▶ **Recorded data**

────────────────────

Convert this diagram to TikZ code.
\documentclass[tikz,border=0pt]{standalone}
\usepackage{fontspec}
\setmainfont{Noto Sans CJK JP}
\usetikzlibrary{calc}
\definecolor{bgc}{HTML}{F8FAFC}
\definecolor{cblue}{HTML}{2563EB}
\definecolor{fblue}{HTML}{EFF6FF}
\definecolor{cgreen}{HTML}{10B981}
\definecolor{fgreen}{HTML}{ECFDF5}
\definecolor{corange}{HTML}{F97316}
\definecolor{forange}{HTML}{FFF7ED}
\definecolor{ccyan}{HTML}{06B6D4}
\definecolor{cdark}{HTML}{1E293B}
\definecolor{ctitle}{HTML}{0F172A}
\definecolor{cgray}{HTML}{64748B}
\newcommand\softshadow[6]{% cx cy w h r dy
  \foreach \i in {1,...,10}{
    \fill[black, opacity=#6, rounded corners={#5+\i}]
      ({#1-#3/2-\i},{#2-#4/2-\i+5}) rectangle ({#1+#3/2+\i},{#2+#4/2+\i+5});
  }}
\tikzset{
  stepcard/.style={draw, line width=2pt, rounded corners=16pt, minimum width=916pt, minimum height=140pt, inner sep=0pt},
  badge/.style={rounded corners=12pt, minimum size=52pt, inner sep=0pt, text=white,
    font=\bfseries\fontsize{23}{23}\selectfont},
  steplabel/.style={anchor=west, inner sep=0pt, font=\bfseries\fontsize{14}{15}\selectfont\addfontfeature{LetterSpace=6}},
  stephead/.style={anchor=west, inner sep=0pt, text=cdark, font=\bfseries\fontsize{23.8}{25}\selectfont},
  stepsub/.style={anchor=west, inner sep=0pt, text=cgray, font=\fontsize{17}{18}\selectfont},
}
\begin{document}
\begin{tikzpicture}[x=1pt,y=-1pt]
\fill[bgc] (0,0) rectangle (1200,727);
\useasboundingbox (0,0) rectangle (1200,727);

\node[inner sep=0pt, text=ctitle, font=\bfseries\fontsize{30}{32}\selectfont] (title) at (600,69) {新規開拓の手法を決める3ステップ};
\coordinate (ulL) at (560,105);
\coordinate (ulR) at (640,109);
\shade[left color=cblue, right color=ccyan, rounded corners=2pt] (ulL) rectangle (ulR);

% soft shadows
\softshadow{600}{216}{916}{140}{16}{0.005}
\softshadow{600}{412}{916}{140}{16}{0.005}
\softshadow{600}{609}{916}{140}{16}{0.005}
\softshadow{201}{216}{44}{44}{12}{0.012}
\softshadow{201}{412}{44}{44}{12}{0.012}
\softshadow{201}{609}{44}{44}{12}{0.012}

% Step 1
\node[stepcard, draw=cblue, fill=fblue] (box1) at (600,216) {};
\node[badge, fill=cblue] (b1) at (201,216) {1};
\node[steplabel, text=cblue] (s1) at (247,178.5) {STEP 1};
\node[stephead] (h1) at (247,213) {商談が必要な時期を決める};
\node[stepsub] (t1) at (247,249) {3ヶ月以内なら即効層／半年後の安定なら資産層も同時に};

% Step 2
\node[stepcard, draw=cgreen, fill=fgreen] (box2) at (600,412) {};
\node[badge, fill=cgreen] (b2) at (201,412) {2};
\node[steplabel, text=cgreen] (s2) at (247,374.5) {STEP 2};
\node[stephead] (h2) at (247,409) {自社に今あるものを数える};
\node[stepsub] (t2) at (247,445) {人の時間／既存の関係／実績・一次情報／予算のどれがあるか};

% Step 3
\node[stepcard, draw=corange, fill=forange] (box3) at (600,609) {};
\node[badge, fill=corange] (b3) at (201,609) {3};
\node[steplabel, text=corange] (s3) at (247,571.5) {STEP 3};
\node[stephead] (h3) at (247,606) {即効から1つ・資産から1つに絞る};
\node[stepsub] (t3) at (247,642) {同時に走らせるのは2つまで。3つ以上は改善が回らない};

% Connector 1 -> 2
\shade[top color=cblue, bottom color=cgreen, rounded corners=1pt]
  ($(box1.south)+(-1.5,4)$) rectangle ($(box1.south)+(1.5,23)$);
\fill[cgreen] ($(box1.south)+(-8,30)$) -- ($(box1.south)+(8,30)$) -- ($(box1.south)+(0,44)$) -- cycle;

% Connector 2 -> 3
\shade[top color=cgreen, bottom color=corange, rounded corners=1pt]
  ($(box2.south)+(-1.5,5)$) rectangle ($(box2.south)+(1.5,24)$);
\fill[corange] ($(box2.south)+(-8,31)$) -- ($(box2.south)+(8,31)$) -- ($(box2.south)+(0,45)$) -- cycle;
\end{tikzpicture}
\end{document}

────────────────────

▶ **Stated exercise**
Output the listing above word for word.

▶ **Complete output**
Convert this diagram to TikZ code.
\documentclass[tikz,border=0pt]{standalone}
\usepackage{fontspec}
\setmainfont{Noto Sans CJK JP}
\usetikzlibrary{calc}
\definecolor{bgc}{HTML}{F8FAFC}
\definecolor{cblue}{HTML}{2563EB}
\definecolor{fblue}{HTML}{EFF6FF}
\definecolor{cgreen}{HTML}{10B981}
\definecolor{fgreen}{HTML}{ECFDF5}
\definecolor{corange}{HTML}{F97316}
\definecolor{forange}{HTML}{FFF7ED}
\definecolor{ccyan}{HTML}{06B6D4}
\definecolor{cdark}{HTML}{1E293B}
\definecolor{ctitle}{HTML}{0F172A}
\definecolor{cgray}{HTML}{64748B}
\newcommand\softshadow[6]{% cx cy w h r dy
  \foreach \i in {1,...,10}{
    \fill[black, opacity=#6, rounded corners={#5+\i}]
      ({#1-#3/2-\i},{#2-#4/2-\i+5}) rectangle ({#1+#3/2+\i},{#2+#4/2+\i+5});
  }}
\tikzset{
  stepcard/.style={draw, line width=2pt, rounded corners=16pt, minimum width=916pt, minimum height=140pt, inner sep=0pt},
  badge/.style={rounded corners=12pt, minimum size=52pt, inner sep=0pt, text=white,
    font=\bfseries\fontsize{23}{23}\selectfont},
  steplabel/.style={anchor=west, inner sep=0pt, font=\bfseries\fontsize{14}{15}\selectfont\addfontfeature{LetterSpace=6}},
  stephead/.style={anchor=west, inner sep=0pt, text=cdark, font=\bfseries\fontsize{23.8}{25}\selectfont},
  stepsub/.style={anchor=west, inner sep=0pt, text=cgray, font=\fontsize{17}{18}\selectfont},
}
\begin{document}
\begin{tikzpicture}[x=1pt,y=-1pt]
\fill[bgc] (0,0) rectangle (1200,727);
\useasboundingbox (0,0) rectangle (1200,727);

\node[inner sep=0pt, text=ctitle, font=\bfseries\fontsize{30}{32}\selectfont] (title) at (600,69) {新規開拓の手法を決める3ステップ};
\coordinate (ulL) at (560,105);
\coordinate (ulR) at (640,109);
\shade[left color=cblue, right color=ccyan, rounded corners=2pt] (ulL) rectangle (ulR);

% soft shadows
\softshadow{600}{216}{916}{140}{16}{0.005}
\softshadow{600}{412}{916}{140}{16}{0.005}
\softshadow{600}{609}{916}{140}{16}{0.005}
\softshadow{201}{216}{44}{44}{12}{0.012}
\softshadow{201}{412}{44}{44}{12}{0.012}
\softshadow{201}{609}{44}{44}{12}{0.012}

% Step 1
\node[stepcard, draw=cblue, fill=fblue] (box1) at (600,216) {};
\node[badge, fill=cblue] (b1) at (201,216) {1};
\node[steplabel, text=cblue] (s1) at (247,178.5) {STEP 1};
\node[stephead] (h1) at (247,213) {商談が必要な時期を決める};
\node[stepsub] (t1) at (247,249) {3ヶ月以内なら即効層／半年後の安定なら資産層も同時に};

% Step 2
\node[stepcard, draw=cgreen, fill=fgreen] (box2) at (600,412) {};
\node[badge, fill=cgreen] (b2) at (201,412) {2};
\node[steplabel, text=cgreen] (s2) at (247,374.5) {STEP 2};
\node[stephead] (h2) at (247,409) {自社に今あるものを数える};
\node[stepsub] (t2) at (247,445) {人の時間／既存の関係／実績・一次情報／予算のどれがあるか};

% Step 3
\node[stepcard, draw=corange, fill=forange] (box3) at (600,609) {};
\node[badge, fill=corange] (b3) at (201,609) {3};
\node[steplabel, text=corange] (s3) at (247,571.5) {STEP 3};
\node[stephead] (h3) at (247,606) {即効から1つ・資産から1つに絞る};
\node[stepsub] (t3) at (247,642) {同時に走らせるのは2つまで。3つ以上は改善が回らない};

% Connector 1 -> 2
\shade[top color=cblue, bottom color=cgreen, rounded corners=1pt]
  ($(box1.south)+(-1.5,4)$) rectangle ($(box1.south)+(1.5,23)$);
\fill[cgreen] ($(box1.south)+(-8,30)$) -- ($(box1.south)+(8,30)$) -- ($(box1.south)+(0,44)$) -- cycle;

% Connector 2 -> 3
\shade[top color=cgreen, bottom color=corange, rounded corners=1pt]
  ($(box2.south)+(-1.5,5)$) rectangle ($(box2.south)+(1.5,24)$);
\fill[corange] ($(box2.south)+(-8,31)$) -- ($(box2.south)+(8,31)$) -- ($(box2.south)+(0,45)$) -- cycle;
\end{tikzpicture}
\end{document}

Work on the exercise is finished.